Standard scientific model of the big bang theory. |
Typical laymanized half-scientific (right) half-religious (left) view of the big bang. |
History
(add early theories)
In 1920, American polymath William Sidis postulated: [5]
“The second law of thermodynamics must date from some sort of great collision out of which the present universe evolved.”
In 1929, American astronomer Edwin Hubble published his findings that the degree of "Doppler shift" (specifically "redshift") observed in the light spectra from other galaxies increases in proportion to a particular galaxy's distance from earth. This relationship became known as Hubble's law, and helped establish that the model that universe is expanding. [4]
In 1931, Belgian physicist Georges Lemaitre suggested that the evident expansion of the universe, if projected back in time, meant that the further in the past the smaller the universe was, until at some finite time in the past all the mass of the Universe was concentrated into a single point, a "primeval atom" where and when the fabric of time and space came into existence.
In 1949, Fred Hoyle coined the phrase that came to be applied to Lemaître's theory, referring to it as "this big bang idea" during a BBC Radio broadcast.
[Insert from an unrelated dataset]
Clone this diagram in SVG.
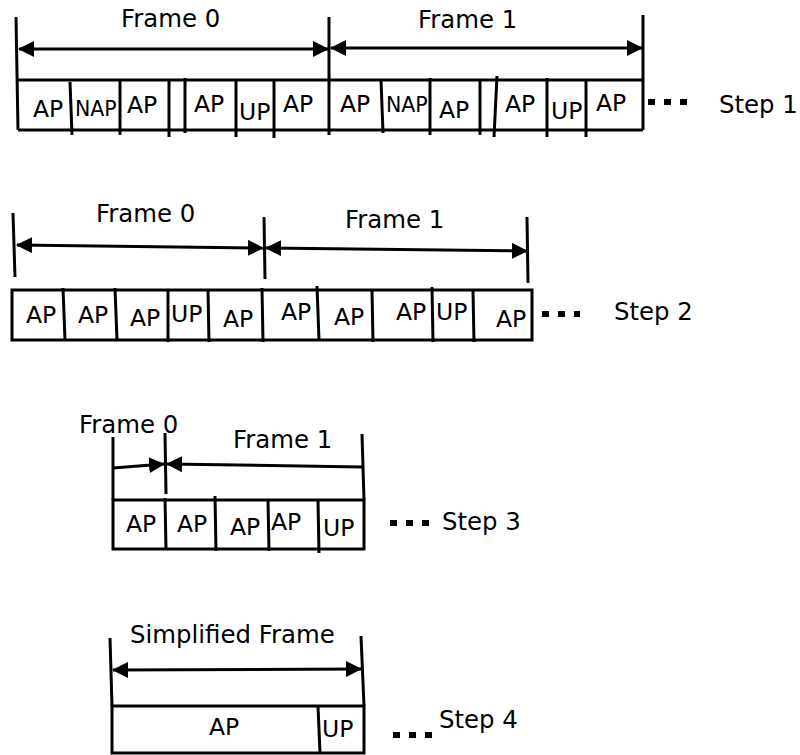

In 1967, together with Jayant Narlikar, Hoyle would go on to state: [6]
“In the ‘big bang’ cosmology the universe must start with a marked degree of thermodynamic disequilibrium and must eventually run down.”
In 1964, Arno Penzias and Robert Wilson, at Bell Labs, measured cosmic microwave background radiation, the first evidence of big bang theory, using the following device, a cryogenic microwave receiver, measuring a background radiation of 3K in all directions:
Other
In cosmological thermodynamics, the big bang is often considered to have been a singularity in the form of a low entropy state. [1] In religious thermodynamics, the big bang is often argued to have been initiated or created by god. [2]
American evolutionary paleontologist Neil Shubin's 2013 big bang to human molecule depiction. [7] |
In 2013, American evolutionary paleontologist Neil Shubin, in his The Universe Within, published a big bang to human molecule depiction, shown adjacent, of human formation. [7]
References
1. Penrose, Rodger. (2004). The Road to Reality: A Complete Guide to the Laws of the Universe (ch. 27: The Big Bang and its Thermodynamic Legacy, pgs. 686-734). London: Jonathan Cape.
2. Edwards, Rem B. (2001). What Caused the Big Bang (pg. 283). Rodopi.
3. Inflation (cosmology) – Wikipedia.
4. Hubble, Edwin. (1929). "A Relation Between Distance and Radial Velocity Among Extra-Galactic Nebulae", Proceedings of the National Academy of Sciences, 15 (3): 168–73
5. Sidis, William J. (1920). The Animate and the Inanimate, [PDF], (published in 1925, R.G. Badger).
6. (a) Hoyle, Fred and Narlikar, Jayant V. (1967). “Article”, in: The Nature of Time (editor: Thomas Gold) (pg. 25). Cornell University Press.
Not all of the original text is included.